* What you will do:
All the data should be repeated exactly. Any image in it is left out.

#### Dataset section ####

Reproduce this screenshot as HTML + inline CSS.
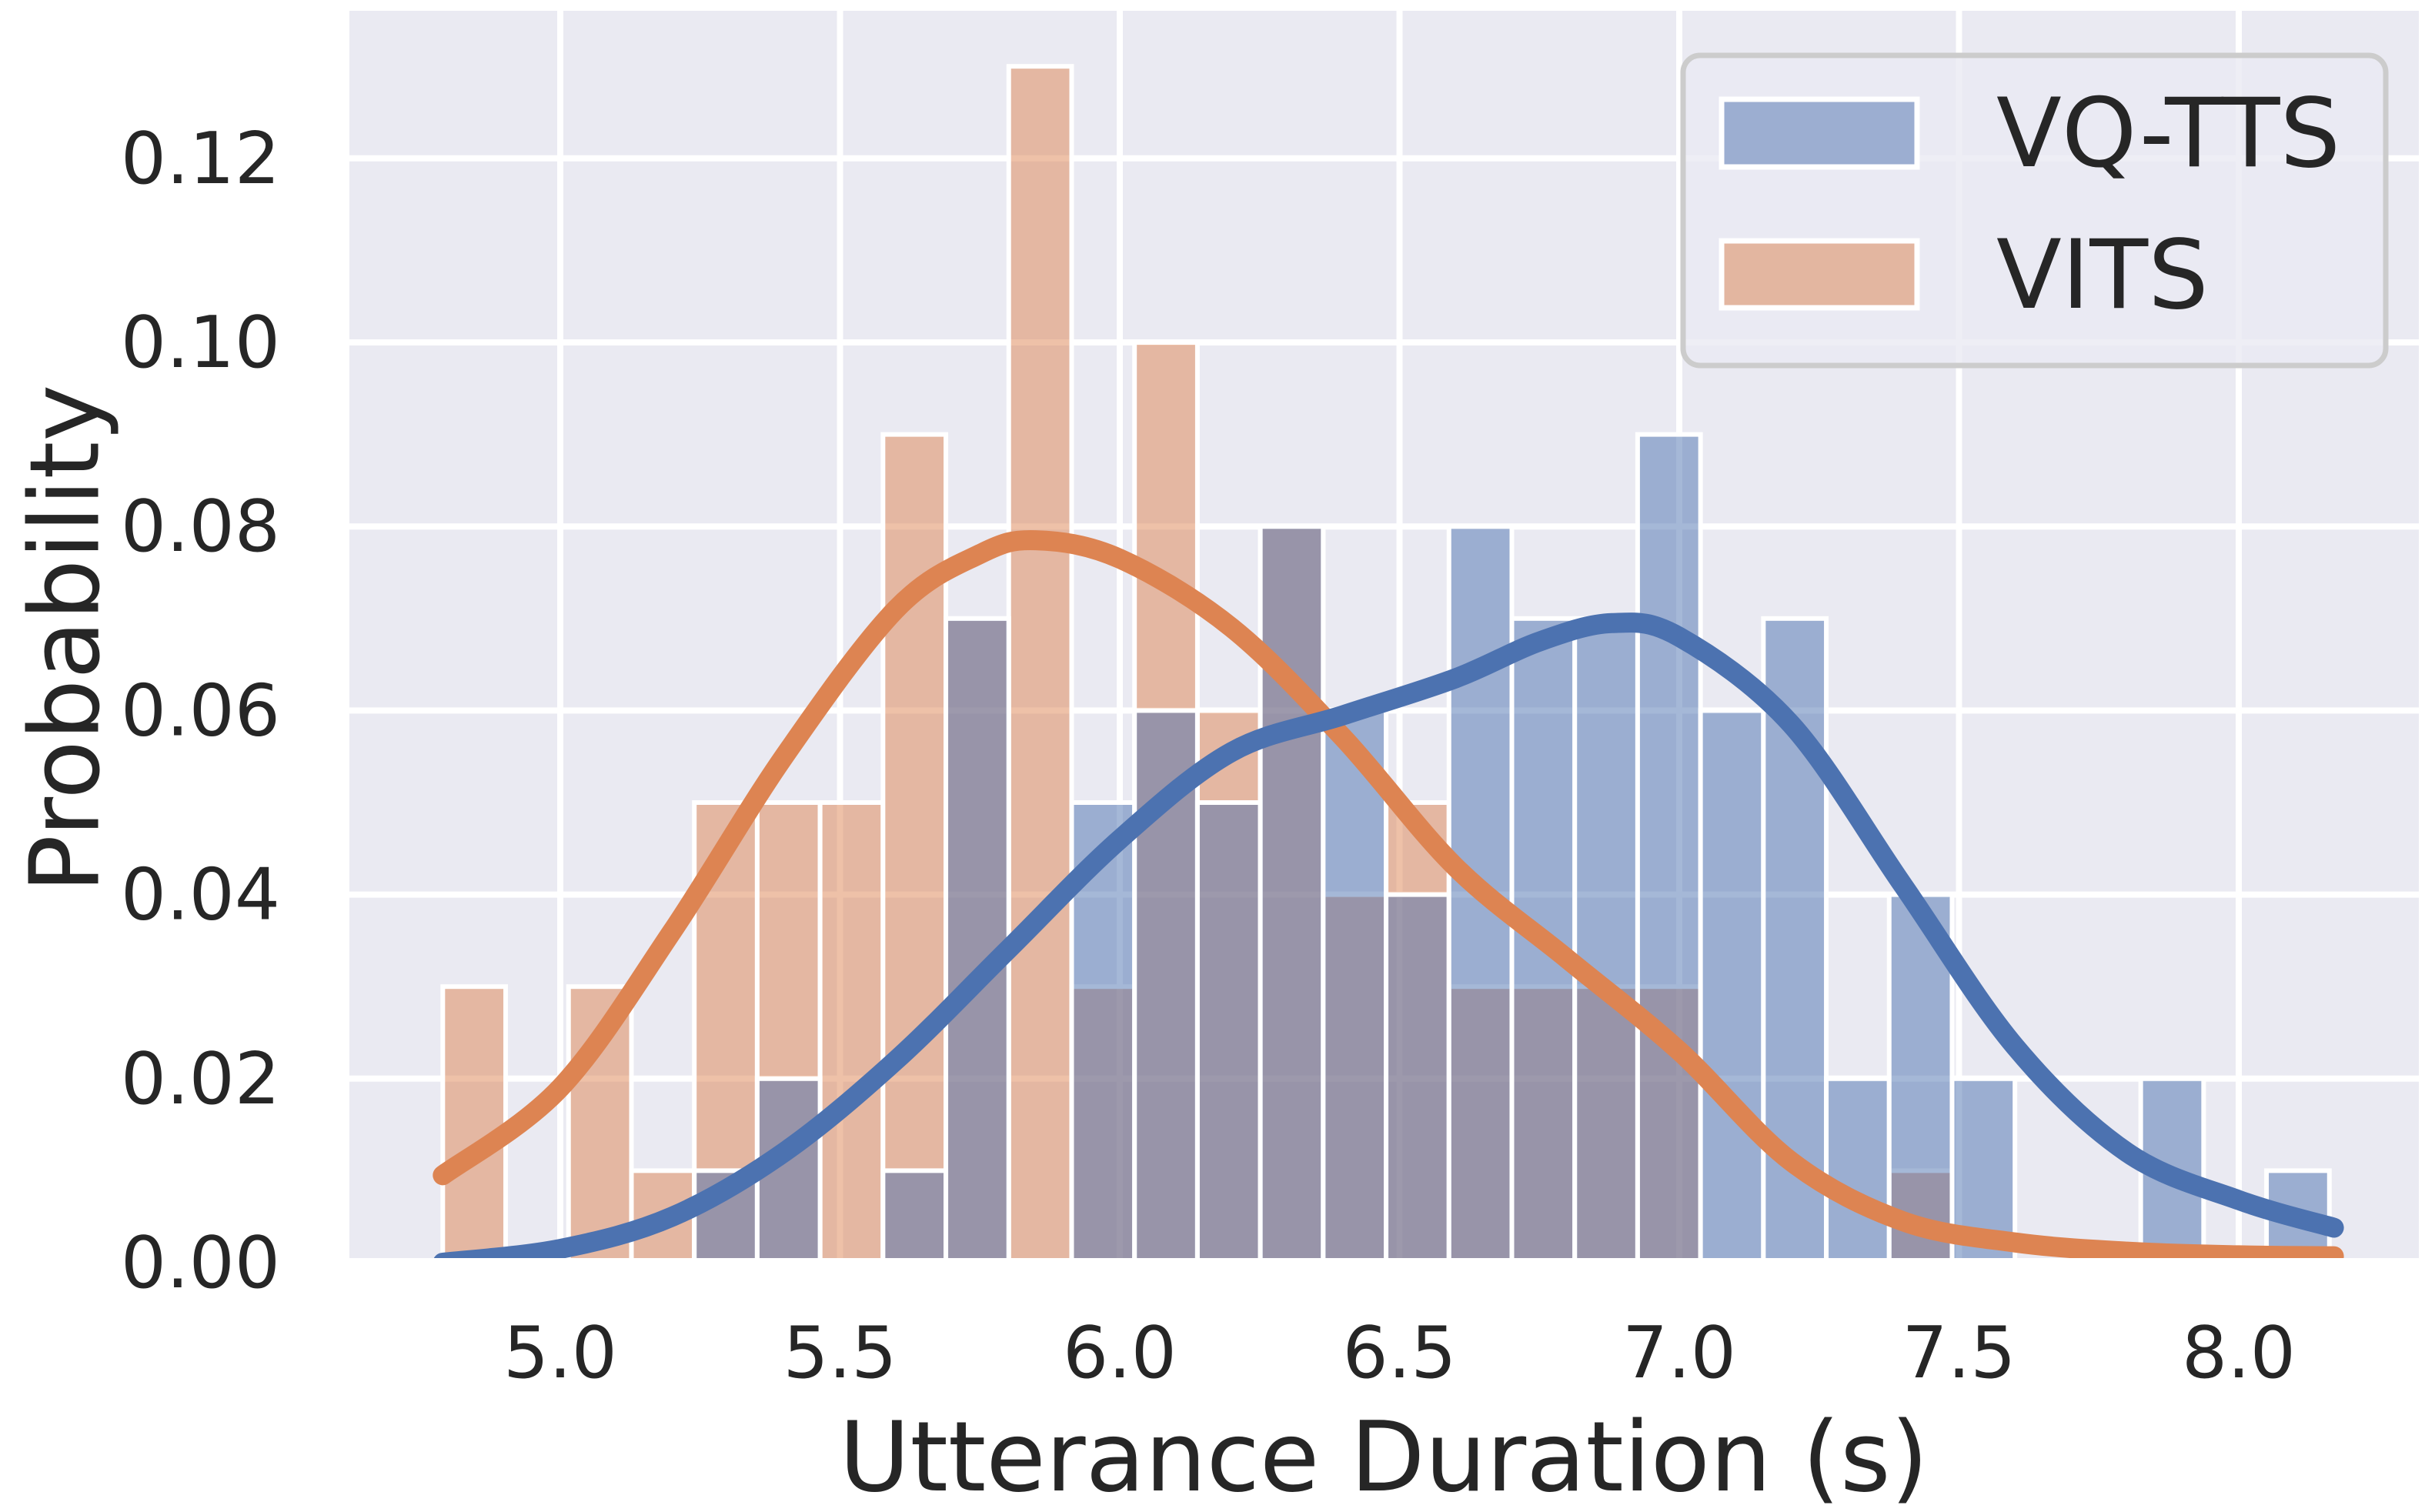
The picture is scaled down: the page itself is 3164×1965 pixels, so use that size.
<!DOCTYPE html>
<html><head><meta charset="utf-8">
<style>
html,body{margin:0;padding:0;background:#fff;}
svg{display:block;font-family:"DejaVu Sans","Liberation Sans",sans-serif;}
</style></head>
<body>
<svg id="chart" width="3164" height="1965" viewBox="0 0 3164 1965" xmlns="http://www.w3.org/2000/svg">
<defs><clipPath id="plotclip"><rect x="454" y="14" width="2689" height="1621"/></clipPath></defs>
<rect x="454" y="14" width="2689" height="1621" fill="#eaeaf2"/>
<g id="grid"></g>
<g id="bars" clip-path="url(#plotclip)"></g>
<g id="curves" clip-path="url(#plotclip)"></g>
<g id="yticks"></g>
<g id="xticks"></g>
<text x="1798" y="1937" font-size="126" fill="#262626" text-anchor="middle">Utterance Duration (s)</text>
<text transform="translate(85,830) rotate(-90)" font-size="125" fill="#262626" text-anchor="middle" dominant-baseline="central">Probability</text>
<g>
<rect x="2187" y="72" width="913" height="403" rx="22" fill="#eaeaf2" fill-opacity="0.8" stroke="#cccccc" stroke-width="7"/>
<g>
<rect x="2237" y="129" width="254" height="88" fill="#9caed1" stroke="#fff" stroke-width="7"/>
<text x="2594" y="216" font-size="124" fill="#262626">VQ-TTS</text>
</g>
<g>
<rect x="2237" y="313" width="254" height="87" fill="#e3b6a0" stroke="#fff" stroke-width="7"/>
<text x="2594" y="400" font-size="124" fill="#262626">VITS</text>
</g>
</g>
</svg>
<script>
const binStart = 4.79;
const binWidth = 0.1124;
const vqttsProb = [0,0,0,0,0.01,0.02,0,0.01,0.07,0,0.05,0.06,0.05,0.08,0.06,0.04,0.08,0.07,0.07,0.09,0.06,0.07,0.02,0.04,0.02,0,0,0.02,0,0.01];
const vitsProb = [0.03,0,0.03,0.01,0.05,0.05,0.05,0.09,0.07,0.13,0.03,0.10,0.06,0.08,0.04,0.05,0.03,0.03,0.03,0.03,0,0,0,0.01,0,0,0,0,0,0];
const vqttsKdeX = [4.79,5.0,5.2,5.4,5.6,5.8,6.0,6.2,6.4,6.6,6.75,6.88,7.0,7.2,7.4,7.6,7.8,8.0,8.17];
const vqttsKdeY = [0.0,0.0015,0.005,0.012,0.022,0.034,0.046,0.0555,0.0595,0.0635,0.0675,0.0695,0.068,0.0585,0.041,0.0235,0.012,0.0068,0.0038];
const vitsKdeX = [4.79,5.0,5.2,5.4,5.6,5.75,5.85,6.0,6.2,6.4,6.6,6.8,7.0,7.2,7.4,7.6,7.8,8.0,8.17];
const vitsKdeY = [0.0095,0.019,0.036,0.055,0.071,0.077,0.0785,0.0765,0.069,0.057,0.043,0.033,0.023,0.011,0.0045,0.0022,0.0012,0.0008,0.0007];
const xTicks = [5.0,5.5,6.0,6.5,7.0,7.5,8.0];
const xTickLabels = ["5.0","5.5","6.0","6.5","7.0","7.5","8.0"];
const yTicks = [0,0.02,0.04,0.06,0.08,0.10,0.12];
const yTickLabels = ["0.00","0.02","0.04","0.06","0.08","0.10","0.12"];

const NS="http://www.w3.org/2000/svg";
function xs(v){return 728+(v-5)*727;}
function ys(v){return 1641-v/0.02*239.2;}
function mk(tag,attrs,parent){const e=document.createElementNS(NS,tag);for(const k in attrs)e.setAttribute(k,attrs[k]);parent.appendChild(e);return e;}

const grid=document.getElementById('grid');
xTicks.forEach((t,i)=>{
  const l=mk('line',{x1:xs(t),x2:xs(t),y1:14,y2:1635,stroke:'#fff','stroke-width':8},grid);
  
  
  const tx=mk('text',{x:xs(t),y:1758,'font-size':93,fill:'#262626','text-anchor':'middle','dominant-baseline':'central'},document.getElementById('xticks'));
  tx.textContent=xTickLabels[i];
  
  
});
yTicks.forEach((t,i)=>{
  const l=mk('line',{x1:454,x2:3143,y1:ys(t),y2:ys(t),stroke:'#fff','stroke-width':8},grid);
  
  
  const tx=mk('text',{x:364,y:ys(t),'font-size':93,fill:'#262626','text-anchor':'end','dominant-baseline':'central'},document.getElementById('yticks'));
  tx.textContent=yTickLabels[i];
  
  
});

const bars=document.getElementById('bars');
function drawBars(vals,color,name){
  vals.forEach((v,i)=>{
    if(v<=0) return;
    const x0=xs(binStart+i*binWidth), x1=xs(binStart+(i+1)*binWidth);
    const r=mk('rect',{x:x0,y:ys(v),width:x1-x0,height:ys(0)-ys(v),fill:color,'fill-opacity':0.5,stroke:'#fff','stroke-width':6},bars);
    
    
  });
}
drawBars(vitsProb,'#dd8452','vits');
drawBars(vqttsProb,'#4c72b0','vq-tts');

function smoothPath(X,Y){
  const p=X.map((x,i)=>[xs(x),ys(Y[i])]);
  let d='M'+p[0][0]+','+p[0][1];
  for(let i=0;i<p.length-1;i++){
    const p0=p[Math.max(0,i-1)],p1=p[i],p2=p[i+1],p3=p[Math.min(p.length-1,i+2)];
    const c1=[p1[0]+(p2[0]-p0[0])/6,p1[1]+(p2[1]-p0[1])/6];
    const c2=[p2[0]-(p3[0]-p1[0])/6,p2[1]-(p3[1]-p1[1])/6];
    d+=' C'+c1[0]+','+c1[1]+' '+c2[0]+','+c2[1]+' '+p2[0]+','+p2[1];
  }
  return d;
}
const curves=document.getElementById('curves');
const oc=mk('path',{d:smoothPath(vitsKdeX,vitsKdeY),fill:'none',stroke:'#dd8452','stroke-width':26,'stroke-linecap':'round','stroke-linejoin':'round'},curves);


const bc=mk('path',{d:smoothPath(vqttsKdeX,vqttsKdeY),fill:'none',stroke:'#4c72b0','stroke-width':26,'stroke-linecap':'round','stroke-linejoin':'round'},curves);


</script>
</body></html>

####

* The output:
Reproduce this screenshot as HTML + inline CSS.
The picture is scaled down: the page itself is 3164×1965 pixels, so use that size.
<!DOCTYPE html>
<html><head><meta charset="utf-8">
<style>
html,body{margin:0;padding:0;background:#fff;}
svg{display:block;font-family:"DejaVu Sans","Liberation Sans",sans-serif;}
</style></head>
<body>
<svg id="chart" width="3164" height="1965" viewBox="0 0 3164 1965" xmlns="http://www.w3.org/2000/svg">
<defs><clipPath id="plotclip"><rect x="454" y="14" width="2689" height="1621"/></clipPath></defs>
<rect x="454" y="14" width="2689" height="1621" fill="#eaeaf2"/>
<g id="grid"></g>
<g id="bars" clip-path="url(#plotclip)"></g>
<g id="curves" clip-path="url(#plotclip)"></g>
<g id="yticks"></g>
<g id="xticks"></g>
<text x="1798" y="1937" font-size="126" fill="#262626" text-anchor="middle">Utterance Duration (s)</text>
<text transform="translate(85,830) rotate(-90)" font-size="125" fill="#262626" text-anchor="middle" dominant-baseline="central">Probability</text>
<g>
<rect x="2187" y="72" width="913" height="403" rx="22" fill="#eaeaf2" fill-opacity="0.8" stroke="#cccccc" stroke-width="7"/>
<g>
<rect x="2237" y="129" width="254" height="88" fill="#9caed1" stroke="#fff" stroke-width="7"/>
<text x="2594" y="216" font-size="124" fill="#262626">VQ-TTS</text>
</g>
<g>
<rect x="2237" y="313" width="254" height="87" fill="#e3b6a0" stroke="#fff" stroke-width="7"/>
<text x="2594" y="400" font-size="124" fill="#262626">VITS</text>
</g>
</g>
</svg>
<script>
const binStart = 4.79;
const binWidth = 0.1124;
const vqttsProb = [0,0,0,0,0.01,0.02,0,0.01,0.07,0,0.05,0.06,0.05,0.08,0.06,0.04,0.08,0.07,0.07,0.09,0.06,0.07,0.02,0.04,0.02,0,0,0.02,0,0.01];
const vitsProb = [0.03,0,0.03,0.01,0.05,0.05,0.05,0.09,0.07,0.13,0.03,0.10,0.06,0.08,0.04,0.05,0.03,0.03,0.03,0.03,0,0,0,0.01,0,0,0,0,0,0];
const vqttsKdeX = [4.79,5.0,5.2,5.4,5.6,5.8,6.0,6.2,6.4,6.6,6.75,6.88,7.0,7.2,7.4,7.6,7.8,8.0,8.17];
const vqttsKdeY = [0.0,0.0015,0.005,0.012,0.022,0.034,0.046,0.0555,0.0595,0.0635,0.0675,0.0695,0.068,0.0585,0.041,0.0235,0.012,0.0068,0.0038];
const vitsKdeX = [4.79,5.0,5.2,5.4,5.6,5.75,5.85,6.0,6.2,6.4,6.6,6.8,7.0,7.2,7.4,7.6,7.8,8.0,8.17];
const vitsKdeY = [0.0095,0.019,0.036,0.055,0.071,0.077,0.0785,0.0765,0.069,0.057,0.043,0.033,0.023,0.011,0.0045,0.0022,0.0012,0.0008,0.0007];
const xTicks = [5.0,5.5,6.0,6.5,7.0,7.5,8.0];
const xTickLabels = ["5.0","5.5","6.0","6.5","7.0","7.5","8.0"];
const yTicks = [0,0.02,0.04,0.06,0.08,0.10,0.12];
const yTickLabels = ["0.00","0.02","0.04","0.06","0.08","0.10","0.12"];

const NS="http://www.w3.org/2000/svg";
function xs(v){return 728+(v-5)*727;}
function ys(v){return 1641-v/0.02*239.2;}
function mk(tag,attrs,parent){const e=document.createElementNS(NS,tag);for(const k in attrs)e.setAttribute(k,attrs[k]);parent.appendChild(e);return e;}

const grid=document.getElementById('grid');
xTicks.forEach((t,i)=>{
  const l=mk('line',{x1:xs(t),x2:xs(t),y1:14,y2:1635,stroke:'#fff','stroke-width':8},grid);
  
  
  const tx=mk('text',{x:xs(t),y:1758,'font-size':93,fill:'#262626','text-anchor':'middle','dominant-baseline':'central'},document.getElementById('xticks'));
  tx.textContent=xTickLabels[i];
  
  
});
yTicks.forEach((t,i)=>{
  const l=mk('line',{x1:454,x2:3143,y1:ys(t),y2:ys(t),stroke:'#fff','stroke-width':8},grid);
  
  
  const tx=mk('text',{x:364,y:ys(t),'font-size':93,fill:'#262626','text-anchor':'end','dominant-baseline':'central'},document.getElementById('yticks'));
  tx.textContent=yTickLabels[i];
  
  
});

const bars=document.getElementById('bars');
function drawBars(vals,color,name){
  vals.forEach((v,i)=>{
    if(v<=0) return;
    const x0=xs(binStart+i*binWidth), x1=xs(binStart+(i+1)*binWidth);
    const r=mk('rect',{x:x0,y:ys(v),width:x1-x0,height:ys(0)-ys(v),fill:color,'fill-opacity':0.5,stroke:'#fff','stroke-width':6},bars);
    
    
  });
}
drawBars(vitsProb,'#dd8452','vits');
drawBars(vqttsProb,'#4c72b0','vq-tts');

function smoothPath(X,Y){
  const p=X.map((x,i)=>[xs(x),ys(Y[i])]);
  let d='M'+p[0][0]+','+p[0][1];
  for(let i=0;i<p.length-1;i++){
    const p0=p[Math.max(0,i-1)],p1=p[i],p2=p[i+1],p3=p[Math.min(p.length-1,i+2)];
    const c1=[p1[0]+(p2[0]-p0[0])/6,p1[1]+(p2[1]-p0[1])/6];
    const c2=[p2[0]-(p3[0]-p1[0])/6,p2[1]-(p3[1]-p1[1])/6];
    d+=' C'+c1[0]+','+c1[1]+' '+c2[0]+','+c2[1]+' '+p2[0]+','+p2[1];
  }
  return d;
}
const curves=document.getElementById('curves');
const oc=mk('path',{d:smoothPath(vitsKdeX,vitsKdeY),fill:'none',stroke:'#dd8452','stroke-width':26,'stroke-linecap':'round','stroke-linejoin':'round'},curves);


const bc=mk('path',{d:smoothPath(vqttsKdeX,vqttsKdeY),fill:'none',stroke:'#4c72b0','stroke-width':26,'stroke-linecap':'round','stroke-linejoin':'round'},curves);


</script>
</body></html>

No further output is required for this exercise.